Saturday, November 26, 2016

Vegetarian Tamale Pie

This is a very good recipe. The ancho chili powder and green olives give it a meaty-strong taste which is rare to find in a vegetarian recipe.

From Serious Eats

Vegetarian Tamale Pie

Ingredients

  • 1/4 cup extra-virgin olive oil
  • 1 cup frozen corn kernels (or fresh, if you have it)
  • 1 medium onion, diced
  • 1 red bell pepper, diced
  • 1 poblano pepper, diced (I couldn't find this so used a small green pepper)
  • Kosher salt and freshly ground black pepper
  • 4 medium cloves garlic, thinly sliced
  • 1 Serrano pepper, minced (I left this out)
  • 1 tablespoon ground cumin
  • 1 teaspoon ground coriander
  • 1 teaspoon dried oregano
  • 3 tablespoons ancho chili powder
  • 1 cup pitted green olives, sliced
  • 1 tablespoon soy sauce
  • 1 (15-ounce) can black beans, drained and rinsed
  • 1 (15-ounce) can red kidney beans, drained and rinsed
  • 1 (28-ounce) can whole peeled tomatoes, drained and coarsely crushed with your hand
  • 4 ounces grated sharp cheddar cheese (about 1 cup)
  • 3 scallions, thinly sliced
  • 1/2 cup fresh cilantro leaves and fine stems, minced
  • For the Brown Butter Cornbread Crust:
  • 6 talespoons unsalted butter (I only used 2, and used a bit more buttermilk instead)
  • 1 cup (about 5 ounces) fine yellow cornmeal
  • 1 cup (about 5 ounces) all-purpose flour
  • 4 tablespoons sugar
  • 2 teaspoons baking powder
  • 1/4 teaspoon baking soda
  • 2 eggs
  • 6 ounces (about 3/4 cup) sour cream
  • 4 ounces (about 1/4 cup) cultured buttermilk
  • 1/2 cup thinly sliced scallions
  • 1 red jalapeño pepper, finely minced (I left this out also)
  • Sour cream, for serving

Directions

  1. Adjust oven rack to center position and preheat oven to 425°F. Heat oil in a large Dutch oven, or saucepan over high heat until lightly smoking. Add corn and cook, stirring occasionally, until corn is well charred in spots, about 4 minutes. Add onion, bell pepper, and poblano pepper, season with salt and pepper, and cook, stirring, until softened but not browned, about 3 minutes.

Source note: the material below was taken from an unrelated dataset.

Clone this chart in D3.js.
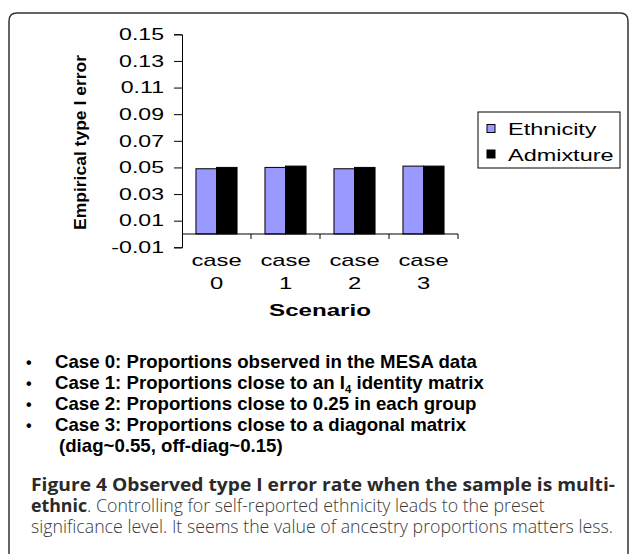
<!DOCTYPE html>
<html>
<head>
<meta charset="utf-8">
<script src="https://cdn.jsdelivr.net/npm/d3@7"></script>
<style>
  html, body { margin: 0; padding: 0; background: #fff; }
  svg { display: block; }
</style>
</head>
<body>
<svg id="chart" width="629" height="554"></svg>
<script>
const categories = ["case 0", "case 1", "case 2", "case 3"];
const seriesNames = ["Ethnicity", "Admixture"];
const ethnicity = [0.049, 0.050, 0.049, 0.051];
const admixture = [0.050, 0.051, 0.050, 0.051];
const yTicks = [-0.01, 0.01, 0.03, 0.05, 0.07, 0.09, 0.11, 0.13, 0.15];
const colors = ["#9999FF", "#000000"];
const bullets = [
  ["Case 0: Proportions observed in the MESA data"],
  ["Case 1: Proportions close to an I", "4", " identity matrix"],
  ["Case 2: Proportions close to 0.25 in each group"],
  ["Case 3: Proportions close to a diagonal matrix"]
];
const bulletCont = "(diag~0.55, off-diag~0.15)";
const captionBold = "Figure 4 Observed type I error rate when the sample is multi-";
const captionBold2 = "ethnic";
const captionRest2 = ". Controlling for self-reported ethnicity leads to the preset";
const captionRest3 = "significance level. It seems the value of ancestry proportions matters less.";

const svg = d3.select("#chart");
const ARIAL = "Liberation Sans, Arial, sans-serif";

// frame
svg.append("path")
  .attr("d", "M9,570 V21 Q9,13 17,13 H620 Q628,13 628,21 V570")
  .attr("fill", "none").attr("stroke", "#333").attr("stroke-width", 1.5);

const pLeft = 182, pRight = 458, pTop = 34.3, pBottom = 247.3;
const y = d3.scaleLinear().domain([-0.01, 0.15]).range([pBottom, pTop]);
const x0 = d3.scaleBand().domain(categories).range([pLeft, pRight]).padding(0);
const x1 = d3.scaleBand().domain(seriesNames).range([0, x0.bandwidth()]).paddingInner(0).paddingOuter(0.68);

// y axis
const SXT = 1.4;
const yAxis = svg.append("g").attr("transform", `translate(${pLeft},0)`)
  .call(d3.axisLeft(y).tickValues(yTicks).tickSize(8).tickPadding(10)
    .tickFormat(d => d3.format(".2f")(d).replace("\u2212", "-")));
yAxis.select(".domain").attr("stroke", "#000");
yAxis.selectAll(".tick line").attr("stroke", "#000");
yAxis.selectAll(".tick text")
  .attr("font-family", ARIAL)
  .attr("font-size", 16.5).attr("fill", "#000")
  .each(function() {
    const t = d3.select(this);
    const xx = +t.attr("x");
    t.attr("x", xx / SXT).attr("transform", `scale(${SXT},1)`);
  });

// bars
const data = categories.map((c, i) => ({ c, vals: [ethnicity[i], admixture[i]] }));
svg.append("g").selectAll("g.cat").data(data).join("g")
  .attr("transform", d => `translate(${x0(d.c)},0)`)
  .selectAll("rect").data(d => d.vals.map((v, j) => ({ v, s: seriesNames[j], j })))
  .join("rect")
  .attr("x", d => x1(d.s))
  .attr("width", x1.bandwidth())
  .attr("y", d => y(d.v))
  .attr("height", d => y(0) - y(d.v))
  .attr("fill", d => colors[d.j])
  .attr("stroke", "#000").attr("stroke-width", 1);

// x axis at zero
const xAxis = svg.append("g").attr("transform", `translate(0,${y(0)})`);
xAxis.append("line").attr("x1", pLeft).attr("x2", pRight).attr("stroke", "#000");
xAxis.selectAll("line.tk").data(categories).join("line")
  .attr("x1", d => x0(d) + x0.bandwidth()).attr("x2", d => x0(d) + x0.bandwidth())
  .attr("y1", 0).attr("y2", 5).attr("stroke", "#000");

// x labels
const xl = svg.append("g").attr("font-family", ARIAL)
  .attr("font-size", 17).attr("text-anchor", "middle").attr("fill", "#000");
categories.forEach(c => {
  const [w, n] = c.split(" ");
  const cx = x0(c) + x0.bandwidth() / 2;
  xl.append("text").attr("transform", `translate(${cx},266) scale(${SXT},1)`).text(w);
  xl.append("text").attr("transform", `translate(${cx},289) scale(${SXT},1)`).text(n);
});

// axis titles
svg.append("text").attr("transform", `translate(320,316) scale(1.42,1)`)
  .attr("text-anchor", "middle").attr("font-family", ARIAL)
  .attr("font-weight", "bold").attr("font-size", 17).text("Scenario");
svg.append("text").attr("transform", `translate(86,142.5) rotate(-90) scale(1.06,1)`)
  .attr("text-anchor", "middle").attr("font-family", ARIAL)
  .attr("font-weight", "bold").attr("font-size", 16.5).text("Empirical type I error");

// legend
const lg = svg.append("g");
lg.append("rect").attr("x", 478).attr("y", 112).attr("width", 142).attr("height", 56)
  .attr("fill", "#fff").attr("stroke", "#000").attr("stroke-width", 1);
seriesNames.forEach((s, i) => {
  const yy = 128.5 + i * 25.5;
  lg.append("rect").attr("x", 487).attr("y", yy - 4).attr("width", 8).attr("height", 8)
    .attr("fill", colors[i]).attr("stroke", "#000");
  lg.append("text").attr("transform", `translate(508,${yy + 6.5}) scale(1.38,1)`)
    .attr("font-family", ARIAL).attr("font-size", 17).text(s);
});

// bullets
const bl = svg.append("g").attr("font-family", ARIAL)
  .attr("font-weight", "bold").attr("font-size", 18).attr("fill", "#000");
const BS = 1.036, B0 = 368, BSTEP = 21;
bullets.forEach((b, i) => {
  const yy = B0 + i * BSTEP;
  bl.append("text").attr("x", 26).attr("y", yy).attr("font-size", 16).text("•");
  const t = bl.append("text").attr("transform", `translate(55,${yy}) scale(${BS},1)`);
  t.append("tspan").text(b[0]);
  if (b.length > 1) {
    t.append("tspan").attr("dy", 4).attr("font-size", 11).text(b[1]);
    t.append("tspan").attr("dy", -4).text(b[2]);
  }
});
bl.append("text").attr("transform", `translate(59,${B0 + 4 * BSTEP}) scale(${BS},1)`).text(bulletCont);

// caption
const cap = svg.append("g").attr("font-family", "Open Sans, sans-serif").attr("font-size", 17.5);
cap.append("text").attr("x", 31).attr("y", 491).attr("font-weight", "bold").attr("fill", "#2a2a2a")
  .attr("textLength", 584).attr("lengthAdjust", "spacingAndGlyphs")
  .text(captionBold);
const c2 = cap.append("text").attr("x", 0).attr("y", 0);
c2.append("tspan").attr("font-weight", "bold").attr("fill", "#2a2a2a").text(captionBold2);
c2.append("tspan").attr("font-weight", 300).attr("fill", "#3a3a3a").text(captionRest2);
const w2 = c2.node().getBBox().width;
c2.attr("transform", `translate(31,512) scale(${514 / w2},1)`);
cap.append("text").attr("x", 31).attr("y", 533).attr("font-weight", 300).attr("fill", "#3a3a3a")
  .attr("textLength", 582).attr("lengthAdjust", "spacingAndGlyphs")
  .text(captionRest3);
</script>
</body>
</html>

  2. Add garlic, Serrano pepper (if using), cumin, coriander, oregano, and chili powder and cook, stirring, until fragrant, about 30 seconds. Add olives, soy sauce, tomatoes, black beans, and kidney beans. Bring to a simmer and adjust heat to maintain. Cook, stirring occasionally, until thick and fragrant, about 20 minutes. Stir in grated cheese, scallions, and cilantro and season to taste with salt and pepper. Set aside. You can do up until this point the day ahead for a quick weeknight meal the next night.
     
  3. For the Brown Butter Cornbread Crust: Heat butter in a 12-inch cast iron or stainless steel skillet over medium heat until melted. Continue to cook, swirling pan gently until butter is nutty-smelling and solids are a toasty brown. Transfer to a heatproof cup or bowl and let rest until slightly cooler, about five minutes. (I did this but because I used less butter I don't think it made much difference, next time could just use melted butter for speed)
     
  4. Combine cornmeal, flour, sugar, 1 teaspoon kosher salt, baking powder, and baking soda in a large bowl. Combine eggs, sour cream, and buttermilk in a second bowl and whisk until homogenous. Whisking constantly, slowly drizzle in reserved browned butter. Whisk wet ingredients into dry ingredients until homogenous. Fold in scallions and jalapeño pepper. 
     
  5. Transfer bean mixture to a large cast iron skillet (I had to use a dutch oven because my cast iron skillet is way too small). Using a large spoon, place small dollops of the cornbread batter mixture on top of the bean filling, then use the back of the spoon to spread it into an even layer. Transfer the skillet to the oven and bake until pale golden brown and a skewer inserted into the cornbread comes out clean, about 20 minutes. 
     
  6. Let cool 15 minutes, then serve with sour cream.